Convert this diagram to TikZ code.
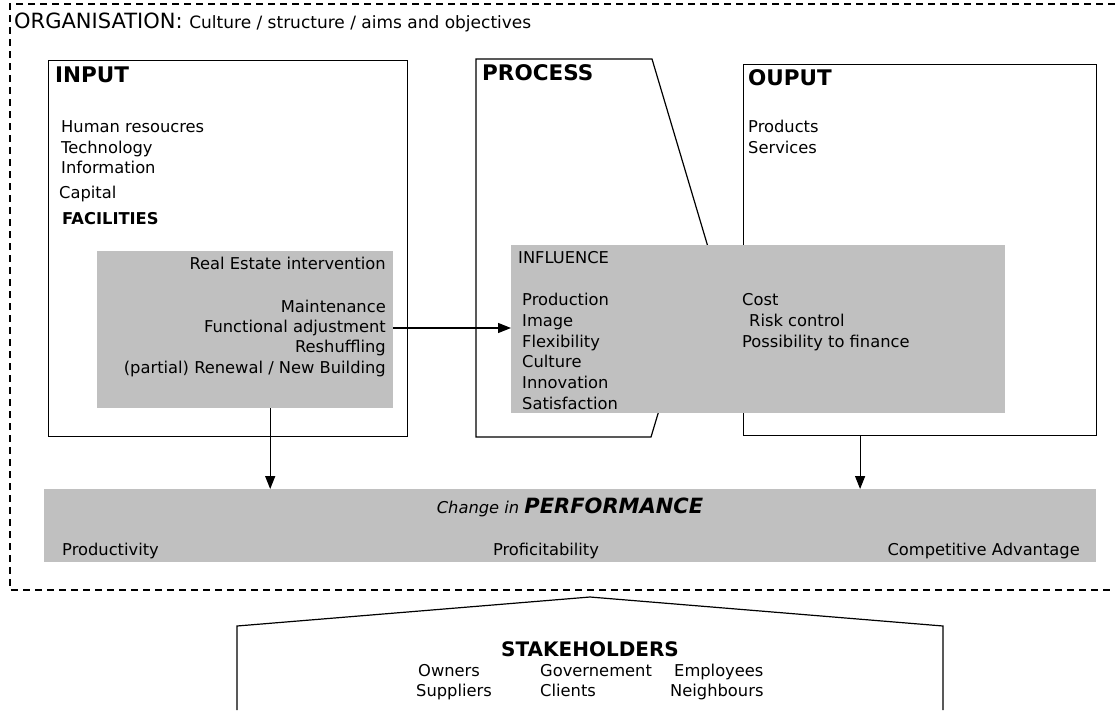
\documentclass[tikz,border=0pt]{standalone}
\usepackage{fontspec}
\setmainfont{DejaVu Sans}
\usetikzlibrary{arrows.meta}
\definecolor{panelgray}{RGB}{192,192,192}

\begin{document}
\begin{tikzpicture}[x=1pt,y=-1pt,
    box/.style={draw,line width=1.2pt,inner sep=0pt,anchor=north west},
    panel/.style={fill=panelgray,inner sep=0pt,anchor=north west},
    txt/.style={inner sep=0pt,font=\fontsize{16.3}{20}\selectfont},
    head/.style={inner sep=0pt,anchor=base west,font=\fontsize{21.5}{24}\selectfont\bfseries},
    arr/.style={-{Triangle[length=13pt,width=10pt]},line width=1.2pt}]
    \useasboundingbox (0,0) rectangle (1115,710);
    % organisation frame
    \draw[line width=1.3pt,dash pattern=on 7pt off 5pt] (1115,4) -- (10,4) -- (10,590) -- (1115,590);
    \node[inner sep=0pt,anchor=base west,font=\fontsize{21}{24}\selectfont] (org) at (14,28)
        {ORGANISATION: {\fontsize{17}{20}\selectfont Culture / structure / aims and objectives}};

    % the three blocks
    \node[box,minimum width=359pt,minimum height=376pt] (input) at (48,60) {};
    \draw[line width=1.2pt] (476,59) -- (652,59) -- (708,247) -- (651,437) -- (476,437) -- cycle;
    \node[box,minimum width=353pt,minimum height=371pt] (output) at (743,64) {};

    \node[head] (inputhead) at (55,82) {INPUT};
    \node[txt,anchor=base west] (hr) at (61,132.5) {Human resoucres};
    \node[txt,anchor=base west] (tech) at (61,153) {Technology};
    \node[txt,anchor=base west] (info) at (61,173.5) {Information};
    \node[txt,anchor=base west] (cap) at (59,198.5) {Capital};
    \node[txt,anchor=base west,font=\fontsize{16.3}{20}\selectfont\bfseries] (fac) at (62,224.5) {FACILITIES};

    \node[head] (processhead) at (482,80) {PROCESS};

    \node[head] (outputhead) at (748,85) {OUPUT};
    \node[txt,anchor=base west] (prod) at (748,132.5) {Products};
    \node[txt,anchor=base west] (serv) at (748,153) {Services};

    % real estate intervention
    \node[panel,minimum width=296pt,minimum height=157pt] (estate) at (97,251) {};
    \node[txt,anchor=base east] (rei) at (386,269.5) {Real Estate intervention};
    \node[txt,anchor=base east] (maint) at (386,312.5) {Maintenance};
    \node[txt,anchor=base east] (fa) at (386,332.5) {Functional adjustment};
    \node[txt,anchor=base east] (resh) at (386,352.5) {Reshuffling};
    \node[txt,anchor=base east] (renew) at (386,373.5) {(partial) Renewal / New Building};

    % influence
    \node[panel,minimum width=494pt,minimum height=168pt] (influence) at (511,245) {};
    \node[txt,anchor=base west] (inflhead) at (518,263) {INFLUENCE};
    \foreach \t [count=\i from 0] in {Production,Image,Flexibility,Culture,Innovation,Satisfaction}
        \node[txt,anchor=base west] (infl\i) at (522,{305.5+20.8*\i}) {\t};
    \node[txt,anchor=base west] (cost) at (742,305.5) {Cost};
    \node[txt,anchor=base west] (risk) at (749,326.3) {Risk control};
    \node[txt,anchor=base west] (fin) at (742,347.1) {Possibility to finance};

    % performance
    \node[panel,minimum width=1052pt,minimum height=73pt] (perf) at (44,489) {};
    \node[txt,anchor=base] (perfhead) at (570,513)
        {\itshape Change in {\fontsize{21}{24}\selectfont\bfseries PERFORMANCE}};
    \node[txt,anchor=base west] (pty) at (62,555) {Productivity};
    \node[txt,anchor=base] (pft) at (546,555) {Proficitability};
    \node[txt,anchor=base east] (comp) at (1080,555) {Competitive Advantage};

    \draw[arr] (fa.east -| estate.east) -- (fa.east -| influence.west);
    \draw[arr] ([xshift=25pt]estate.south) -- ([xshift=25pt]estate.south |- perf.north);
    \draw[arr] ([xshift=-60pt]output.south) -- ([xshift=-60pt]output.south |- perf.north);

    % stakeholders
    \draw[line width=1.2pt] (237,710) -- (237,626) -- (590,597) -- (943,626) -- (943,710);
    \node[txt,anchor=base,font=\fontsize{20}{24}\selectfont\bfseries] (stake) at (590,656) {STAKEHOLDERS};
    \node[txt,anchor=base west] (own) at (418,676) {Owners};
    \node[txt,anchor=base west] (gov) at (540,676) {Governement};
    \node[txt,anchor=base west] (emp) at (674,676) {Employees};
    \node[txt,anchor=base west] (sup) at (416,696.5) {Suppliers};
    \node[txt,anchor=base west] (cli) at (540,696.5) {Clients};
    \node[txt,anchor=base west] (nei) at (670,696.5) {Neighbours};
\end{tikzpicture}
\end{document}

◆ ◆ ◆ ◆

Directions for this task:
Your task is to repeat the material above exactly, without its pictures.

Output for this task:
Convert this diagram to TikZ code.
\documentclass[tikz,border=0pt]{standalone}
\usepackage{fontspec}
\setmainfont{DejaVu Sans}
\usetikzlibrary{arrows.meta}
\definecolor{panelgray}{RGB}{192,192,192}

\begin{document}
\begin{tikzpicture}[x=1pt,y=-1pt,
    box/.style={draw,line width=1.2pt,inner sep=0pt,anchor=north west},
    panel/.style={fill=panelgray,inner sep=0pt,anchor=north west},
    txt/.style={inner sep=0pt,font=\fontsize{16.3}{20}\selectfont},
    head/.style={inner sep=0pt,anchor=base west,font=\fontsize{21.5}{24}\selectfont\bfseries},
    arr/.style={-{Triangle[length=13pt,width=10pt]},line width=1.2pt}]
    \useasboundingbox (0,0) rectangle (1115,710);
    % organisation frame
    \draw[line width=1.3pt,dash pattern=on 7pt off 5pt] (1115,4) -- (10,4) -- (10,590) -- (1115,590);
    \node[inner sep=0pt,anchor=base west,font=\fontsize{21}{24}\selectfont] (org) at (14,28)
        {ORGANISATION: {\fontsize{17}{20}\selectfont Culture / structure / aims and objectives}};

    % the three blocks
    \node[box,minimum width=359pt,minimum height=376pt] (input) at (48,60) {};
    \draw[line width=1.2pt] (476,59) -- (652,59) -- (708,247) -- (651,437) -- (476,437) -- cycle;
    \node[box,minimum width=353pt,minimum height=371pt] (output) at (743,64) {};

    \node[head] (inputhead) at (55,82) {INPUT};
    \node[txt,anchor=base west] (hr) at (61,132.5) {Human resoucres};
    \node[txt,anchor=base west] (tech) at (61,153) {Technology};
    \node[txt,anchor=base west] (info) at (61,173.5) {Information};
    \node[txt,anchor=base west] (cap) at (59,198.5) {Capital};
    \node[txt,anchor=base west,font=\fontsize{16.3}{20}\selectfont\bfseries] (fac) at (62,224.5) {FACILITIES};

    \node[head] (processhead) at (482,80) {PROCESS};

    \node[head] (outputhead) at (748,85) {OUPUT};
    \node[txt,anchor=base west] (prod) at (748,132.5) {Products};
    \node[txt,anchor=base west] (serv) at (748,153) {Services};

    % real estate intervention
    \node[panel,minimum width=296pt,minimum height=157pt] (estate) at (97,251) {};
    \node[txt,anchor=base east] (rei) at (386,269.5) {Real Estate intervention};
    \node[txt,anchor=base east] (maint) at (386,312.5) {Maintenance};
    \node[txt,anchor=base east] (fa) at (386,332.5) {Functional adjustment};
    \node[txt,anchor=base east] (resh) at (386,352.5) {Reshuffling};
    \node[txt,anchor=base east] (renew) at (386,373.5) {(partial) Renewal / New Building};

    % influence
    \node[panel,minimum width=494pt,minimum height=168pt] (influence) at (511,245) {};
    \node[txt,anchor=base west] (inflhead) at (518,263) {INFLUENCE};
    \foreach \t [count=\i from 0] in {Production,Image,Flexibility,Culture,Innovation,Satisfaction}
        \node[txt,anchor=base west] (infl\i) at (522,{305.5+20.8*\i}) {\t};
    \node[txt,anchor=base west] (cost) at (742,305.5) {Cost};
    \node[txt,anchor=base west] (risk) at (749,326.3) {Risk control};
    \node[txt,anchor=base west] (fin) at (742,347.1) {Possibility to finance};

    % performance
    \node[panel,minimum width=1052pt,minimum height=73pt] (perf) at (44,489) {};
    \node[txt,anchor=base] (perfhead) at (570,513)
        {\itshape Change in {\fontsize{21}{24}\selectfont\bfseries PERFORMANCE}};
    \node[txt,anchor=base west] (pty) at (62,555) {Productivity};
    \node[txt,anchor=base] (pft) at (546,555) {Proficitability};
    \node[txt,anchor=base east] (comp) at (1080,555) {Competitive Advantage};

    \draw[arr] (fa.east -| estate.east) -- (fa.east -| influence.west);
    \draw[arr] ([xshift=25pt]estate.south) -- ([xshift=25pt]estate.south |- perf.north);
    \draw[arr] ([xshift=-60pt]output.south) -- ([xshift=-60pt]output.south |- perf.north);

    % stakeholders
    \draw[line width=1.2pt] (237,710) -- (237,626) -- (590,597) -- (943,626) -- (943,710);
    \node[txt,anchor=base,font=\fontsize{20}{24}\selectfont\bfseries] (stake) at (590,656) {STAKEHOLDERS};
    \node[txt,anchor=base west] (own) at (418,676) {Owners};
    \node[txt,anchor=base west] (gov) at (540,676) {Governement};
    \node[txt,anchor=base west] (emp) at (674,676) {Employees};
    \node[txt,anchor=base west] (sup) at (416,696.5) {Suppliers};
    \node[txt,anchor=base west] (cli) at (540,696.5) {Clients};
    \node[txt,anchor=base west] (nei) at (670,696.5) {Neighbours};
\end{tikzpicture}
\end{document}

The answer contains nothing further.